— Recorded data —
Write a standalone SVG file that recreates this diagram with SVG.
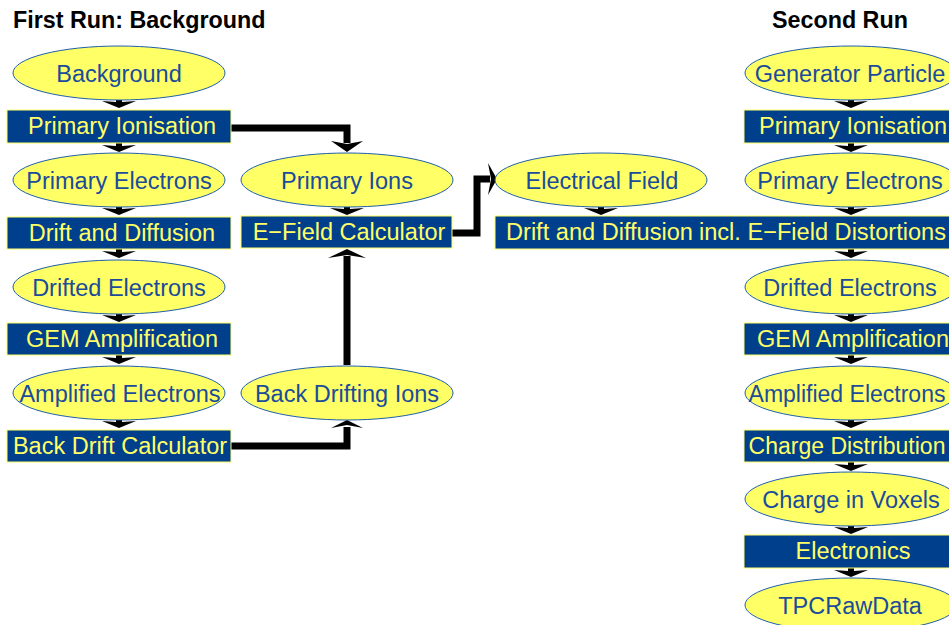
<svg xmlns="http://www.w3.org/2000/svg" width="949" height="625" viewBox="0 0 949 625">
<style>
.el{fill:#ffff66;stroke:#1f5fa8;stroke-width:1}
.bx{fill:#003f8c;stroke:#ffff66;stroke-width:1}
.et{font-family:"Liberation Sans",Arial,sans-serif;font-size:23.5px;fill:#1a4c9a;text-anchor:middle}
.bt{font-family:"Liberation Sans",Arial,sans-serif;font-size:23.5px;fill:#ffff66;text-anchor:middle}
.ti{font-family:"Liberation Sans",Arial,sans-serif;font-size:23.3px;font-weight:bold;fill:#000}
.ln{fill:none;stroke:#000;stroke-width:7;stroke-linejoin:miter}
.ah{fill:#000}
</style>
<defs>
<path id="da" d="M-3,-2 H3 V2 L17,1 L0,8 L-17,1 L-3,2 Z"/>
</defs>
<rect width="949" height="625" fill="#fff"/>
<text class="ti" x="13" y="28">First Run: Background</text>
<text class="ti" x="772" y="28">Second Run</text>

<g id="connectors">
<use href="#da" x="119" y="100" class="ah"/>
<use href="#da" x="119" y="144" class="ah"/>
<use href="#da" x="119" y="207" class="ah"/>
<use href="#da" x="119" y="250" class="ah"/>
<use href="#da" x="119" y="314" class="ah"/>
<use href="#da" x="119" y="356" class="ah"/>
<use href="#da" x="119" y="420" class="ah"/>
<use href="#da" x="347" y="207" class="ah"/>
<use href="#da" x="601" y="207" class="ah"/>
<use href="#da" x="851" y="100" class="ah"/>
<use href="#da" x="851" y="144" class="ah"/>
<use href="#da" x="851" y="207" class="ah"/>
<use href="#da" x="851" y="250" class="ah"/>
<use href="#da" x="851" y="314" class="ah"/>
<use href="#da" x="851" y="356" class="ah"/>
<use href="#da" x="851" y="420" class="ah"/>
<use href="#da" x="851" y="463" class="ah"/>
<use href="#da" x="851" y="526" class="ah"/>
<use href="#da" x="851" y="569" class="ah"/>
<path class="ln" d="M231,128 H347 V143"/>
<path class="ah" d="M331,141 L347,144 L363,141 L347,152 Z"/>
<path class="ln" d="M231,446 H347 V427"/>
<path class="ah" d="M331,428 L347,425 L363,428 L347,420 Z"/>
<path class="ln" d="M347,365 V256"/>
<path class="ah" d="M328,258 L347,255 L366,258 L347,249 Z"/>
<path class="ln" d="M452,233 H477 V179 H490"/>
<path class="ah" d="M488,163 L491,179 L488,195 L497,179 Z"/>
</g>

<g id="n-background"><ellipse class="el" cx="119" cy="73" rx="106" ry="27"/><text class="et" x="119" y="82">Background</text></g>
<g id="n-primary-ionisation-1"><rect class="bx" x="7" y="110" width="224" height="33"/><text class="bt" x="122" y="134">Primary Ionisation</text></g>
<g id="n-primary-electrons-1"><ellipse class="el" cx="119" cy="180" rx="106" ry="27"/><text class="et" x="119" y="189">Primary Electrons</text></g>
<g id="n-drift-diffusion-1"><rect class="bx" x="7" y="217" width="224" height="32"/><text class="bt" x="122" y="241">Drift and Diffusion</text></g>
<g id="n-drifted-electrons-1"><ellipse class="el" cx="119" cy="287" rx="106" ry="27"/><text class="et" x="119" y="296">Drifted Electrons</text></g>
<g id="n-gem-1"><rect class="bx" x="7" y="323" width="224" height="32"/><text class="bt" x="122" y="347">GEM Amplification</text></g>
<g id="n-amplified-electrons-1"><ellipse class="el" cx="119" cy="393" rx="106" ry="27"/><text class="et" x="120" y="402">Amplified Electrons</text></g>
<g id="n-back-drift-calc"><rect class="bx" x="7" y="430" width="224" height="32"/><text class="bt" x="120" y="454">Back Drift Calculator</text></g>

<g id="n-primary-ions"><ellipse class="el" cx="347" cy="180" rx="106" ry="27"/><text class="et" x="347" y="189">Primary Ions</text></g>
<g id="n-efield-calc"><rect class="bx" x="241" y="216" width="211" height="32"/><text class="bt" x="349" y="240">E−Field Calculator</text></g>
<g id="n-back-drifting-ions"><ellipse class="el" cx="347" cy="393" rx="106" ry="27"/><text class="et" x="347" y="402">Back Drifting Ions</text></g>

<g id="n-electrical-field"><ellipse class="el" cx="601" cy="180" rx="106" ry="27"/><text class="et" x="602" y="189">Electrical Field</text></g>
<g id="n-drift-diffusion-2"><rect class="bx" x="495" y="216" width="470" height="33"/><text class="bt" x="506" y="240" style="text-anchor:start" textLength="440" lengthAdjust="spacingAndGlyphs">Drift and Diffusion<tspan dx="6">incl. E−Field Distortions</tspan></text></g>

<g id="n-generator-particle"><ellipse class="el" cx="851" cy="73" rx="106" ry="27"/><text class="et" x="850" y="82">Generator Particle</text></g>
<g id="n-primary-ionisation-2"><rect class="bx" x="744" y="110" width="220" height="33"/><text class="bt" x="853" y="134">Primary Ionisation</text></g>
<g id="n-primary-electrons-2"><ellipse class="el" cx="851" cy="180" rx="106" ry="27"/><text class="et" x="850" y="189">Primary Electrons</text></g>
<g id="n-drifted-electrons-2"><ellipse class="el" cx="851" cy="287" rx="106" ry="27"/><text class="et" x="850" y="296">Drifted Electrons</text></g>
<g id="n-gem-2"><rect class="bx" x="744" y="323" width="220" height="32"/><text class="bt" x="853" y="347">GEM Amplification</text></g>
<g id="n-amplified-electrons-2"><ellipse class="el" cx="851" cy="393" rx="106" ry="27"/><text class="et" x="847" y="402" style="font-size:23px">Amplified Electrons</text></g>
<g id="n-charge-distribution"><rect class="bx" x="744" y="430" width="220" height="32"/><text class="bt" x="847" y="454" style="font-size:23px">Charge Distribution</text></g>
<g id="n-charge-voxels"><ellipse class="el" cx="851" cy="499" rx="106" ry="27"/><text class="et" x="851" y="508">Charge in Voxels</text></g>
<g id="n-electronics"><rect class="bx" x="744" y="535" width="220" height="33"/><text class="bt" x="853" y="559">Electronics</text></g>
<g id="n-tpcrawdata"><ellipse class="el" cx="851" cy="605" rx="106" ry="27"/><text class="et" x="850" y="614">TPCRawData</text></g>
</svg>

— Work to be completed —
Leave the images out, please, and restate each line word for word.

— Exercise response —
Write a standalone SVG file that recreates this diagram with SVG.
<svg xmlns="http://www.w3.org/2000/svg" width="949" height="625" viewBox="0 0 949 625">
<style>
.el{fill:#ffff66;stroke:#1f5fa8;stroke-width:1}
.bx{fill:#003f8c;stroke:#ffff66;stroke-width:1}
.et{font-family:"Liberation Sans",Arial,sans-serif;font-size:23.5px;fill:#1a4c9a;text-anchor:middle}
.bt{font-family:"Liberation Sans",Arial,sans-serif;font-size:23.5px;fill:#ffff66;text-anchor:middle}
.ti{font-family:"Liberation Sans",Arial,sans-serif;font-size:23.3px;font-weight:bold;fill:#000}
.ln{fill:none;stroke:#000;stroke-width:7;stroke-linejoin:miter}
.ah{fill:#000}
</style>
<defs>
<path id="da" d="M-3,-2 H3 V2 L17,1 L0,8 L-17,1 L-3,2 Z"/>
</defs>
<rect width="949" height="625" fill="#fff"/>
<text class="ti" x="13" y="28">First Run: Background</text>
<text class="ti" x="772" y="28">Second Run</text>

<g id="connectors">
<use href="#da" x="119" y="100" class="ah"/>
<use href="#da" x="119" y="144" class="ah"/>
<use href="#da" x="119" y="207" class="ah"/>
<use href="#da" x="119" y="250" class="ah"/>
<use href="#da" x="119" y="314" class="ah"/>
<use href="#da" x="119" y="356" class="ah"/>
<use href="#da" x="119" y="420" class="ah"/>
<use href="#da" x="347" y="207" class="ah"/>
<use href="#da" x="601" y="207" class="ah"/>
<use href="#da" x="851" y="100" class="ah"/>
<use href="#da" x="851" y="144" class="ah"/>
<use href="#da" x="851" y="207" class="ah"/>
<use href="#da" x="851" y="250" class="ah"/>
<use href="#da" x="851" y="314" class="ah"/>
<use href="#da" x="851" y="356" class="ah"/>
<use href="#da" x="851" y="420" class="ah"/>
<use href="#da" x="851" y="463" class="ah"/>
<use href="#da" x="851" y="526" class="ah"/>
<use href="#da" x="851" y="569" class="ah"/>
<path class="ln" d="M231,128 H347 V143"/>
<path class="ah" d="M331,141 L347,144 L363,141 L347,152 Z"/>
<path class="ln" d="M231,446 H347 V427"/>
<path class="ah" d="M331,428 L347,425 L363,428 L347,420 Z"/>
<path class="ln" d="M347,365 V256"/>
<path class="ah" d="M328,258 L347,255 L366,258 L347,249 Z"/>
<path class="ln" d="M452,233 H477 V179 H490"/>
<path class="ah" d="M488,163 L491,179 L488,195 L497,179 Z"/>
</g>

<g id="n-background"><ellipse class="el" cx="119" cy="73" rx="106" ry="27"/><text class="et" x="119" y="82">Background</text></g>
<g id="n-primary-ionisation-1"><rect class="bx" x="7" y="110" width="224" height="33"/><text class="bt" x="122" y="134">Primary Ionisation</text></g>
<g id="n-primary-electrons-1"><ellipse class="el" cx="119" cy="180" rx="106" ry="27"/><text class="et" x="119" y="189">Primary Electrons</text></g>
<g id="n-drift-diffusion-1"><rect class="bx" x="7" y="217" width="224" height="32"/><text class="bt" x="122" y="241">Drift and Diffusion</text></g>
<g id="n-drifted-electrons-1"><ellipse class="el" cx="119" cy="287" rx="106" ry="27"/><text class="et" x="119" y="296">Drifted Electrons</text></g>
<g id="n-gem-1"><rect class="bx" x="7" y="323" width="224" height="32"/><text class="bt" x="122" y="347">GEM Amplification</text></g>
<g id="n-amplified-electrons-1"><ellipse class="el" cx="119" cy="393" rx="106" ry="27"/><text class="et" x="120" y="402">Amplified Electrons</text></g>
<g id="n-back-drift-calc"><rect class="bx" x="7" y="430" width="224" height="32"/><text class="bt" x="120" y="454">Back Drift Calculator</text></g>

<g id="n-primary-ions"><ellipse class="el" cx="347" cy="180" rx="106" ry="27"/><text class="et" x="347" y="189">Primary Ions</text></g>
<g id="n-efield-calc"><rect class="bx" x="241" y="216" width="211" height="32"/><text class="bt" x="349" y="240">E−Field Calculator</text></g>
<g id="n-back-drifting-ions"><ellipse class="el" cx="347" cy="393" rx="106" ry="27"/><text class="et" x="347" y="402">Back Drifting Ions</text></g>

<g id="n-electrical-field"><ellipse class="el" cx="601" cy="180" rx="106" ry="27"/><text class="et" x="602" y="189">Electrical Field</text></g>
<g id="n-drift-diffusion-2"><rect class="bx" x="495" y="216" width="470" height="33"/><text class="bt" x="506" y="240" style="text-anchor:start" textLength="440" lengthAdjust="spacingAndGlyphs">Drift and Diffusion<tspan dx="6">incl. E−Field Distortions</tspan></text></g>

<g id="n-generator-particle"><ellipse class="el" cx="851" cy="73" rx="106" ry="27"/><text class="et" x="850" y="82">Generator Particle</text></g>
<g id="n-primary-ionisation-2"><rect class="bx" x="744" y="110" width="220" height="33"/><text class="bt" x="853" y="134">Primary Ionisation</text></g>
<g id="n-primary-electrons-2"><ellipse class="el" cx="851" cy="180" rx="106" ry="27"/><text class="et" x="850" y="189">Primary Electrons</text></g>
<g id="n-drifted-electrons-2"><ellipse class="el" cx="851" cy="287" rx="106" ry="27"/><text class="et" x="850" y="296">Drifted Electrons</text></g>
<g id="n-gem-2"><rect class="bx" x="744" y="323" width="220" height="32"/><text class="bt" x="853" y="347">GEM Amplification</text></g>
<g id="n-amplified-electrons-2"><ellipse class="el" cx="851" cy="393" rx="106" ry="27"/><text class="et" x="847" y="402" style="font-size:23px">Amplified Electrons</text></g>
<g id="n-charge-distribution"><rect class="bx" x="744" y="430" width="220" height="32"/><text class="bt" x="847" y="454" style="font-size:23px">Charge Distribution</text></g>
<g id="n-charge-voxels"><ellipse class="el" cx="851" cy="499" rx="106" ry="27"/><text class="et" x="851" y="508">Charge in Voxels</text></g>
<g id="n-electronics"><rect class="bx" x="744" y="535" width="220" height="33"/><text class="bt" x="853" y="559">Electronics</text></g>
<g id="n-tpcrawdata"><ellipse class="el" cx="851" cy="605" rx="106" ry="27"/><text class="et" x="850" y="614">TPCRawData</text></g>
</svg>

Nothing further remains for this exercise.